- Location in Vigo County
- Coordinates: 39°23′36″N 87°24′25″W﻿ / ﻿39.39333°N 87.40694°W
- Country: United States
- State: Indiana
- County: Vigo

Government
- • Type: Indiana township

Area
- • Total: 34.08 sq mi (88.3 km^{2})
- • Land: 33.71 sq mi (87.3 km^{2})
- • Water: 0.37 sq mi (0.96 km^{2}) 1.09%
- Elevation: 490 ft (150 m)

Population (2020)
- • Total: 17,400
- • Density: 509.6/sq mi (196.8/km^{2})
- Time zone: UTC-5 (Eastern (EST))
- • Summer (DST): UTC-4 (EDT)
- ZIP codes: 47802, 47803
- GNIS feature ID: 453417

= Honey Creek Township, Vigo County, Indiana =

Honey Creek Township is one of twelve townships in Vigo County, Indiana, United States. As of the 2010 census, its population was 17,179 and it contained 6,509 housing units. It contains Terre Haute's main shopping district along U.S. Route 41 and is by far the most characteristically suburban of the twelve Vigo County townships. The population includes inmates from the Terre Haute Federal Penitentiary, located at its northwest corner.

==Geography==
According to the 2010 census, the township has a total area of 34.08 sqmi, of which 33.71 sqmi (or 98.91%) is land and 0.37 sqmi (or 1.09%) is water.
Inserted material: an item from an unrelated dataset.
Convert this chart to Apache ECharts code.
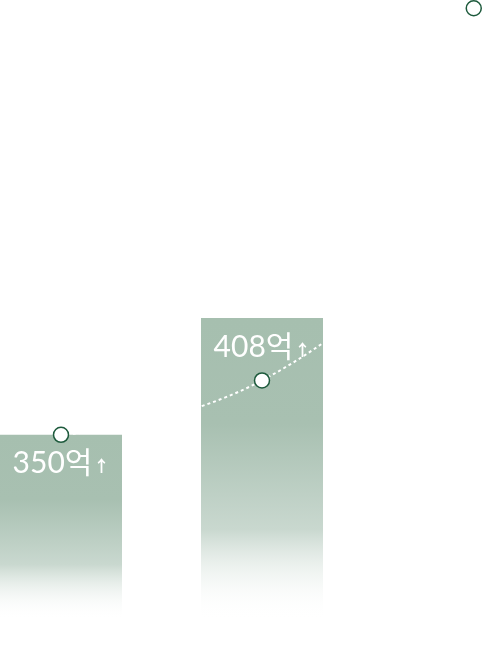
<!DOCTYPE html>
<html>
<head>
<meta charset="utf-8">
<script src="https://cdn.jsdelivr.net/npm/echarts@6/dist/echarts.min.js"></script>
<style>
  html, body { margin: 0; padding: 0; background: #fff; }
  #main { width: 494px; height: 650px; }
</style>
</head>
<body>
<div id="main"></div>
<script>
// 매출 막대 + 추이선
var categories = ['2021', '2022', '2023'];
var barValues = [350, 408, null];
var lineValues = [350, 377, 456];
var lineName = '추이';

var myChart = echarts.init(document.getElementById('main'));

var barColor = new echarts.graphic.LinearGradient(0, 0, 0, 1, [
    {offset: 0, color: '#a6bfaf'},
    {offset: 0.35, color: '#a8c0b1'},
    {offset: 0.7, color: '#c9d8cf'},
    {offset: 1, color: 'rgba(255,255,255,0)'}
]);

var option = {
    animation: false,
    backgroundColor: '#fff',
    legend: {
        data: [lineName],
        right: 12,
        top: 0,
        padding: 0,
        icon: 'circle',
        itemWidth: 15,
        itemHeight: 15,
        itemGap: 0,
        formatter: function () { return ''; },
        textStyle: {padding: 0},
        itemStyle: {color: '#fff', borderColor: '#1d5a3c', borderWidth: 1.5}
    },
    grid: {left: -39.5, right: -69.5, top: 0, bottom: 30, outerBoundsMode: 'none'},
    xAxis: {type: 'category', data: categories, show: false},
    yAxis: {
        type: 'value', min: 258, max: 566, startValue: 258, show: false
    },
    series: [
        {
            type: 'bar',
            data: barValues,
            barWidth: 122,
            itemStyle: {color: barColor},
            label: {
                show: true,
                position: 'insideTop',
                distance: 14,
                formatter: function (p) {
                    return '{v|' + p.value + '억}{a|↑}';
                },
                rich: {
                    v: {
                        color: '#fff', fontSize: 30,
                        fontFamily: 'Lato, "Noto Sans CJK KR"'
                    },
                    a: {
                        color: '#fff', fontSize: 16, fontWeight: 'bold',
                        fontFamily: '"Noto Sans CJK KR"', padding: [5, 0, 0, 1]
                    }
                }
            }
        },
        {
            name: lineName,
            type: 'line',
            data: lineValues.map(function (v, i) {
                return i === lineValues.length - 1 ? {value: v, symbol: 'none'} : v;
            }),
            smooth: true,
            symbol: 'circle',
            symbolSize: 15,
            z: 5,
            lineStyle: {color: '#fff', width: 2, type: [3, 3]},
            itemStyle: {color: '#fff', borderColor: '#1d5a3c', borderWidth: 1.5}
        }
    ]
};
myChart.setOption(option);
</script>
</body>
</html>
===Cities, towns, villages===
- Terre Haute (southwest edge)

===Unincorporated communities===
- Allendale
- Southwood
- Spring Hill
- Woodgate
- Youngstown

===Adjacent townships===
- Harrison Township (north)
- Lost Creek Township (northeast)
- Riley Township (east)
- Pierson Township (southeast)
- Linton Township (south)
- Prairieton Township (west)
- Sugar Creek Township (northwest)

===Cemeteries===
The township contains these three cemeteries: Durham, Hull and Smith.

===Landmarks===
- Federal Bureau of Prisons Terre Haute Penitentiary (vast majority)

== Demographics ==
As of the census of 2000, there were 14,280 people and 5,794 households residing in the township. The population density was 423/mi^{2}. The racial makeup of the township was 86.4% White, 8.1% Black or African American, 0.3% Native American, 3.5% Asian, less than 0.1% Pacific Islander, 0.5% from other races, and 1.1% from two or more races. 2.4% of the population were Hispanic or Latino of any race.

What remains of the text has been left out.